I bit back an angry reply, largely because she had a point. I was not exactly proud of my noninvolvement in the great social issues swirling around me, but I could not seem to fight the entropy that kept me fast in the summerhouse. I could convince myself for long periods of time that my work on The Compleat Georgian would, in the long run, have greater lasting import than any sporadic, knee-jerk attempt I might make at social activism, but I knew very well too, underneath it all, that the only real value my magnum opus might ever have was that of refuge and solace for an aging Peter Pan afraid to go out into the world. So I let her stinging remark about the summerhouse lie.
“I gather Jack is not totally enchanted with Dr. Longshore,” I said.
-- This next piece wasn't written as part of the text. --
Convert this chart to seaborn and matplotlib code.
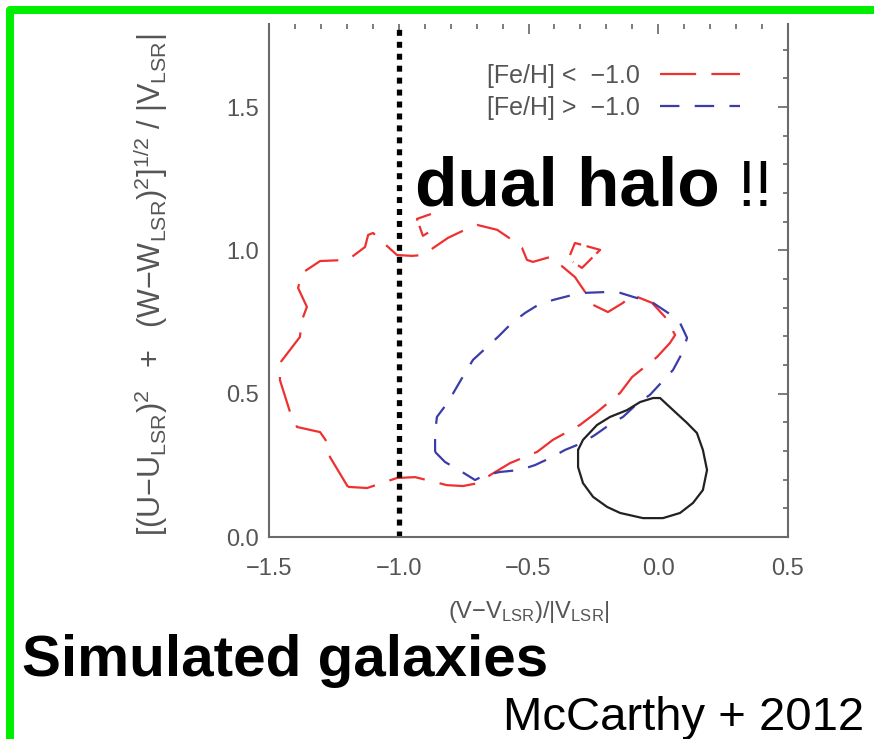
import numpy as np
import pandas as pd
import seaborn as sns
import matplotlib.pyplot as plt
from matplotlib.lines import Line2D
from matplotlib.ticker import MultipleLocator, FuncFormatter

# ---- contour data: (V - V_LSR)/|V_LSR| vs. normalised U/W velocity ----
# metal-poor stars, [Fe/H] < -1.0 (main contour)
poor_v = [-1.196, -1.265, -1.277, -1.303, -1.392, -1.419, -1.458, -1.458, -1.381, -1.373,
          -1.354, -1.388, -1.373, -1.303, -1.196, -1.130, -1.118, -1.099, -1.080, -1.007,
          -0.949, -0.907, -0.810, -0.745, -0.698, -0.621, -0.564, -0.525, -0.506, -0.483,
          -0.417, -0.367, -0.321, -0.282, -0.251, -0.194, -0.136, -0.101, -0.024, 0.026,
          0.065, 0.045, -0.005, -0.101, -0.147, -0.236, -0.302, -0.406, -0.467, -0.571,
          -0.648, -0.695, -0.752, -0.814, -0.937, -1.007, -1.122]
poor_r = [0.175, 0.279, 0.332, 0.366, 0.384, 0.436, 0.548, 0.607, 0.698, 0.757,
          0.803, 0.869, 0.921, 0.963, 0.967, 1.012, 1.054, 1.061, 1.044, 0.984,
          0.981, 0.984, 1.044, 1.072, 1.089, 1.072, 1.037, 1.009, 0.967, 0.960,
          0.977, 0.942, 0.907, 0.855, 0.810, 0.785, 0.817, 0.845, 0.817, 0.768,
          0.705, 0.677, 0.628, 0.558, 0.503, 0.436, 0.391, 0.339, 0.297, 0.258,
          0.216, 0.188, 0.178, 0.181, 0.209, 0.206, 0.171]
# two small metal-poor islands near the top
island1_v = [-0.876, -0.930, -0.907, -0.876]
island1_r = [1.127, 1.110, 1.051, 1.068]
island2_v = [-0.340, -0.321, -0.224, -0.294, -0.329]
island2_r = [0.984, 1.026, 1.002, 0.939, 0.960]

# metal-rich stars, [Fe/H] > -1.0
rich_v = [-0.860, -0.822, -0.756, -0.706, -0.668, -0.610, -0.533, -0.475, -0.409, -0.359,
          -0.294, -0.244, -0.178, -0.136, -0.078, -0.032, 0.014, 0.057, 0.092, 0.111,
          0.084, 0.038, -0.020, -0.097, -0.147, -0.197, -0.282, -0.329, -0.406, -0.463,
          -0.513, -0.564, -0.618, -0.660, -0.714, -0.745, -0.776, -0.810, -0.853, -0.860]
rich_r = [0.297, 0.262, 0.227, 0.199, 0.216, 0.227, 0.234, 0.251, 0.279, 0.304,
          0.328, 0.356, 0.398, 0.419, 0.468, 0.496, 0.541, 0.583, 0.642, 0.695,
          0.747, 0.782, 0.817, 0.838, 0.852, 0.855, 0.852, 0.845, 0.827, 0.810,
          0.782, 0.747, 0.698, 0.663, 0.618, 0.572, 0.524, 0.471, 0.419, 0.363]

# disc population (solid contour)
disc_v = [-0.309, -0.290, -0.236, -0.186, -0.120, -0.070, -0.020, 0.007, 0.057, 0.111,
          0.149, 0.172, 0.188, 0.172, 0.134, 0.084, 0.018, -0.059, -0.147, -0.197,
          -0.251, -0.290, -0.309]
disc_r = [0.304, 0.339, 0.391, 0.419, 0.443, 0.471, 0.485, 0.485, 0.443, 0.398,
          0.363, 0.304, 0.234, 0.164, 0.119, 0.084, 0.066, 0.066, 0.084, 0.105,
          0.140, 0.188, 0.244]

v_split = -1.0
xticks = [-1.5, -1.0, -0.5, 0.0, 0.5]
yticks = [0.0, 0.5, 1.0, 1.5]
poor_label = "[Fe/H] <  \u22121.0"
rich_label = "[Fe/H] >  \u22121.0"

RED = "#ee3030"
BLUE = "#3c3ca8"
GREY = "#555555"

sns.set_theme(style="white")
plt.rcParams["font.family"] = ["Liberation Sans", "DejaVu Sans"]
plt.rcParams["mathtext.fontset"] = "custom"
plt.rcParams["mathtext.rm"] = "Liberation Sans"
plt.rcParams["mathtext.it"] = "Liberation Sans:italic"
plt.rcParams["mathtext.bf"] = "Liberation Sans:bold"
plt.rcParams["lines.scale_dashes"] = False

fig = plt.figure(figsize=(8.74, 7.39), dpi=100)
ax = fig.add_axes([0.3078, 0.2733, 0.5938, 0.6942])


def closed(v, r):
    return pd.DataFrame({"v": list(v) + [v[0]], "r": list(r) + [r[0]]})


red_dash = (0, (26, 11))
blue_dash = (0, (14, 11))

sns.lineplot(data=closed(poor_v, poor_r), x="v", y="r", sort=False, estimator=None,
             color=RED, lw=1.6, linestyle=red_dash, ax=ax, label=poor_label)
sns.lineplot(data=pd.DataFrame({"v": island1_v, "r": island1_r}), x="v", y="r",
             sort=False, estimator=None, color=RED, lw=1.6, linestyle=(0, (12, 4)),
             ax=ax, label="_nolegend_")
sns.lineplot(data=pd.DataFrame({"v": island2_v, "r": island2_r}), x="v", y="r",
             sort=False, estimator=None, color=RED, lw=1.6, linestyle=(0, (14, 4)),
             ax=ax, label="_nolegend_")
sns.lineplot(data=closed(rich_v, rich_r), x="v", y="r", sort=False, estimator=None,
             color=BLUE, lw=1.6, linestyle=blue_dash, ax=ax, label=rich_label)
sns.lineplot(data=closed(disc_v, disc_r), x="v", y="r", sort=False, estimator=None,
             color="#222222", lw=1.6, ax=ax, label="_nolegend_")

ax.axvline(v_split, color="black", lw=3.8, linestyle=(0, (4.3, 4.3)))

ax.set_xlim(-1.5, 0.5)
ax.set_ylim(0, 1.79)
ax.set_xticks(xticks)
ax.set_yticks(yticks)
fmt = FuncFormatter(lambda v, pos: f"{v:.1f}".replace("-", "\u2212"))
ax.xaxis.set_major_formatter(fmt)
ax.yaxis.set_major_formatter(fmt)
ax.xaxis.set_minor_locator(MultipleLocator(0.1))
ax.yaxis.set_minor_locator(MultipleLocator(0.1))
ax.tick_params(which="both", direction="in", top=True, right=True,
               color="#666666", width=1.2, labelcolor=GREY, labelsize=17)
ax.tick_params(which="major", length=7.5)
ax.tick_params(which="minor", length=3.6)
ax.tick_params(axis="x", which="major", pad=15)
ax.tick_params(axis="y", which="major", pad=7)

for side, sp in ax.spines.items():
    sp.set_color("#6a6a6a")
    sp.set_linewidth(1.5)
ax.spines["top"].set_visible(False)

ax.set_xlabel(r"$\mathrm{(V{-}V_{LSR})/|V_{LSR}|}$", fontsize=17, color=GREY)
ax.xaxis.set_label_coords(0.5, -0.146)
ax.xaxis.label.set_va("center")
ax.set_ylabel(r"$\mathrm{[(U{-}U_{LSR})^2\ \ +\ \ (W{-}W_{LSR})^2]^{1/2}\ /\ |V_{LSR}|}$",
              fontsize=22, color=GREY)
ax.yaxis.set_label_coords(-0.229, 0.492)
ax.yaxis.label.set_va("center")

handles = [Line2D([], [], color=RED, lw=1.6, linestyle=red_dash),
           Line2D([], [], color=BLUE, lw=1.6, linestyle=blue_dash)]
leg = ax.legend(handles, [poor_label, rich_label], loc="upper right",
                bbox_to_anchor=(740 / 874, 1 - 64 / 739), bbox_transform=fig.transFigure,
                frameon=False, markerfirst=False, handlelength=3.2, handletextpad=0.8,
                borderpad=0, borderaxespad=0, labelspacing=0.3, fontsize=18)
for t in leg.get_texts():
    t.set_color(GREY)

fig.text(415 / 874, 1 - 206 / 739, "dual halo", fontsize=50, fontweight="bold",
         color="black", va="baseline", ha="left")
fig.text(737 / 874, 1 - 206 / 739, "!!", fontsize=46, color="black",
         va="baseline", ha="left")
fig.text(22 / 874, 1 - 676 / 739, "Simulated galaxies", fontsize=42,
         fontweight="bold", color="black", va="baseline", ha="left")
fig.text(503 / 874, 1 - 730 / 739, "McCarthy + 2012", fontsize=34, color="black",
         va="baseline", ha="left")

# green slide border along the top and left edges
fig.add_artist(Line2D([10 / 874, 10 / 874, 1.0], [0.0, 1 - 10 / 739, 1 - 10 / 739],
                      transform=fig.transFigure, color="#00ee00", lw=5.8,
                      solid_joinstyle="round", solid_capstyle="butt"))

fig.savefig("out.png", dpi=100)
“Jack was rude as hell to him the whole time he was here, and absolutely refused to let me wake Malory up to meet him. And he made me take him down to the bus station first thing the next morning; wouldn’t even let him sleep late and have some breakfast, when it was clear the poor man was half-dead for lack of sleep and malnourished to boot. He said he wasn’t going to have any stray lions of God under his roof; he’d had enough of my stray black panthers. I was so mad at him I could have really killed him, Gibby. And Beau was such a gentleman about it. So graceful and funny. He actually had Jack laughing in the end, even as he was pointing him toward the door.”
“What did he say that made Jack laugh?” I asked.
“He said he didn’t blame him. He said the only thing worse than a professional do-gooder was a professional do-gooder who was also a stoned-out-of-his-mind fund-raiser who said ‘aboot’ and ‘hoose.’ He said if he were Jack he’d throw him out, too.”
I laughed, reluctantly liking Beau Longshore even more than I had the day before. “He’s a charismatic sonofabitch, I’ll say that for him,” I said. “Don’t worry about him, Luce. I have a very strong feeling he can take care of himself. Let Chip Turner go down there himself and do a story on him, or send some fresh, bushy-tailed kid. You promised you wouldn’t overdo it.”
“What’s to overdo about a spring weekend on a subtropical beach?” Lucy said gaily. “With a medical missionary close at hand? It sounds like a church retreat instead of a news story. I’m thinking of taking Ma
lory.”
“NO!” It was a cry straight out of my heart and viscera, without thought or volition. “I mean it, Lucy! You can go trailing off after that middle-aged Pied Piper if you want to—nobody can stop you. But you are not going to take Malory. I absolutely forbid it.”
There was a long pause, and then she laughed softly. “You forbid it, Gibby? “You forbid me to take my own child with me on a weekend trip to the beach? Who do you think you are?”
“You know who I am,” I said, rage running red and hot in my blood. “If Jack won’t stop you, I will. I promise you that.”
Another pause. “Oh, calm down,” she said, in a lighter, conciliatory voice. “I’m not going to take her, really. I just said I was thinking about it. Lord, you’d think I wanted to take her to a white slaver’s den, the way you and Jack Venable are carrying on. He threatened to take her to live with you and Mother if she went with me. It’s going to be you-all’s fault if she grows up scared to take risks or meet new people.”
Good, I thought. I hope she gets through her entire life without taking your kind of risks or meeting many of your kind of people. But I did not say it aloud. I heard in Lucy’s voice an edge of febrile gaiety that could easily spill over into recklessness and worse; I had heard it before, and it did not do to push or challenge it. Not where Malory was concerned.
“So when are you going down there?” I said.
“In the morning. As soon as I can cash a check and pack a bag and rent a car. Chip won’t advance me any money, but he’s paying for a car for the weekend. I’m going to get a convertible if they have one. The weather on the gulf coast should be beautiful.”
“Be careful, then,” I said neutrally. I did not want her to hear the unease in my voice. It was an effort to keep it out.
“I will. I’ll see you early next week, and tell you all about it. And I’m sorry I snapped at you. I didn’t mean that about the summerhouse, or Malory, either. I love you, Gibby, and all I ever do is apologize to you. Please don’t ever give up on me, even if I deserve it.”